The warnings are reminiscent of potential health problems connected to the use of early virtual reality technology. Researchers found the use of such technology could cause eyestrain, motion sickness, nausea, and other physiological problems. Possible psychological effects included hallucinations and disassociation from the real world.

Samsung warned that the flashing images or lights contained in 3D TV images or video games could trigger an epileptic seizure or stroke in some people. The consumer electronics maker also listed a number of problems that may require seeing a doctor.

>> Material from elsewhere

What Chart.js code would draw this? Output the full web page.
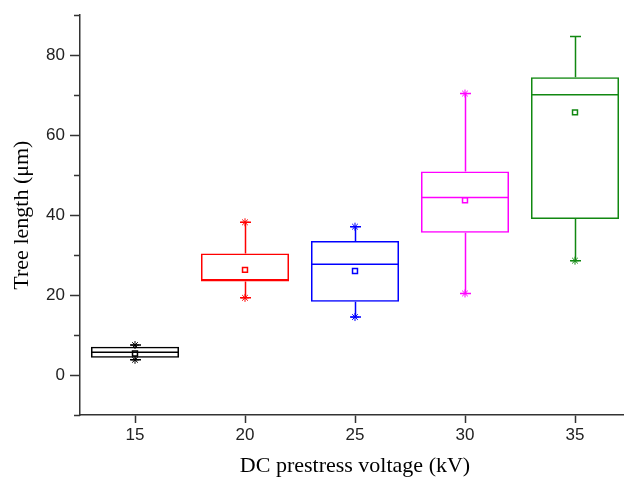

Teenagers and children were most susceptible to the symptoms, which included altered vision, lightheadedness, dizziness, involuntary movements such as eye or muscle twitching, confusion, nausea, loss of awareness, convulsions, cramps, and disorientation.

Less serious problems that would require taking a break from watching a 3D TV until the symptoms went away included motion sickness, disorientation, eyestrain, and decreased postural stability.

Samsung recommended that people who are in bad physical condition, tired, or have been drinking alcohol should not watch 3D. The company also warned against sitting too close to the screen for long periods of time, which could damage eyesight.

Samsung also warned that the glasses that come with the TVs should not be worn for anything other than watching 3D images to avoid damaging a person's eyesight. Also, because 3D TVs could cause disorientation, the company recommended not placing them near open stairwells, cables, balconies, or other objects that may cause injury.

While the 3D TV market is in its infancy, the growing amount of content available in 3D is expected to gradually drive sales. Global 3D TV shipments will rise to 78 million units by 2015, rising at a compound annual growth rate of 80% from 4.2 million units this year, according to iSuppli. Revenue will increase to $64.4 billion during the same timeframe, from $7.4 billion this year.

Samsung competitors in the emerging market include Panasonic and Sony.